С точки зрения профессионального анализа с текстами работать легче. Имеется большая исследовательская традиция, создан эффективный и достаточно изощренный теоретический инструментарий. Куда труднее изучать настроения и страхи “простых людей”, тех, кто не пишет текстов, не умеет сформулировать, вербализировать суть своих страхов. Поэтому здесь так интересна статья М.Ахметовой об одной из “народных ипостасей” синдрома “желтой опасности”. Она исследует соответствующие представления в современной прицерковной среде. Китай и китайцы в них становятся частью картины апокалипсической катастрофы. Они занимают место “эсхатологического народа”, иноземцев, чье нашествие предваряет конец света. Однако в этой картине им отводится место инструмента, орудия, природной стихии в руках настоящего “сатанинского воинства” — евреев. В ряде текстов китайцев на Россию натравливает Америка — центр масонства, “жидовское государство”, где заседает тайное мировое правительство. “Будучи язычниками, китайцы, конечно, служат сатане, но это служение редко описывается как сознательное, в отличие от “демонопоклонничества” евреев. Если китайцы и сравниваются с евреями, то последние всегда изображаются в более мрачных тонах. Автор прицерковной брошюры пишет: “У врага много служителей… но чада у него только одни, и это не китайцы и не папуасы”; и далее о мусульманстве, на место которого, следуя логике текста, можно поставить любую восточную религию: “Чисто жидовское изобретение, способ объединения и организации темных азиатов с целью натравить на Христианское Царство”1. И здесь мы видим взаимопроникновение и взаимодействие ксенофобий, мотив инструментального использования одного врага другим, мобилизующую функцию эсхатологических мотивов.

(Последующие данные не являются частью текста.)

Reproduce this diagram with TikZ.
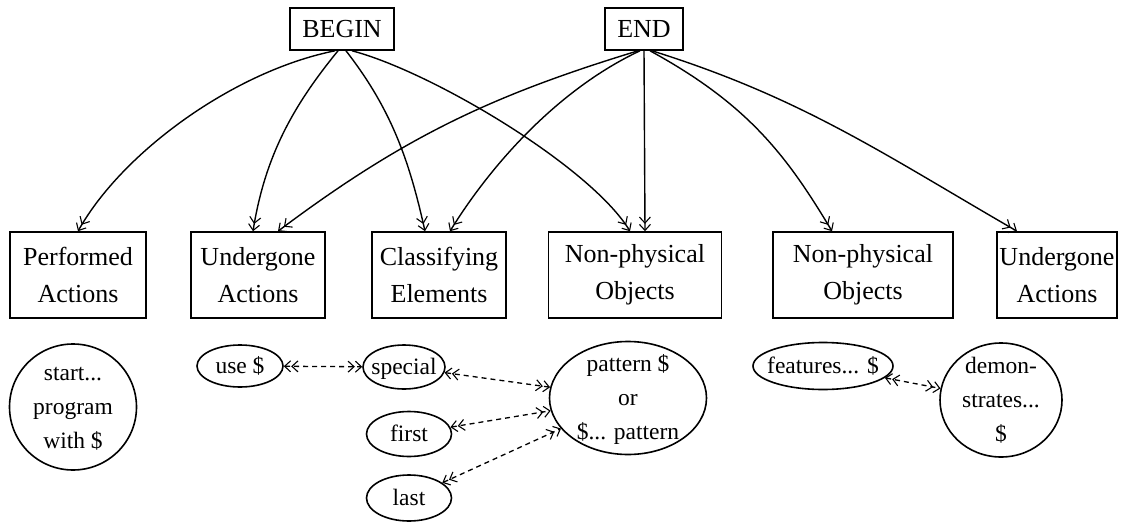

1 Ахметова М. “Желтая угроза” в представлениях современной прицерковной среды// Антропологический форум. Современные тенденции в антропологических исследованиях. — СПб, 2004, № 1. — С. 238—249.
На протяжении ХХ века заметно меняется и внутренняя структура “великих ксенофобий”, и их место в общественном сознании. Мобилизующая сила резко падает по мере рационализации, ухода мистического, трансцендентного компонента. Однако освободившееся место немедленно занимает новая фобия, несущая в себе собственный иррациональный заряд. Это может свидетельствовать об общественной востребованности подобного конструкта. О том, что общество, или значительная часть его, нуждается в феномене запредельной угрозы. Нуждаясь, создает его.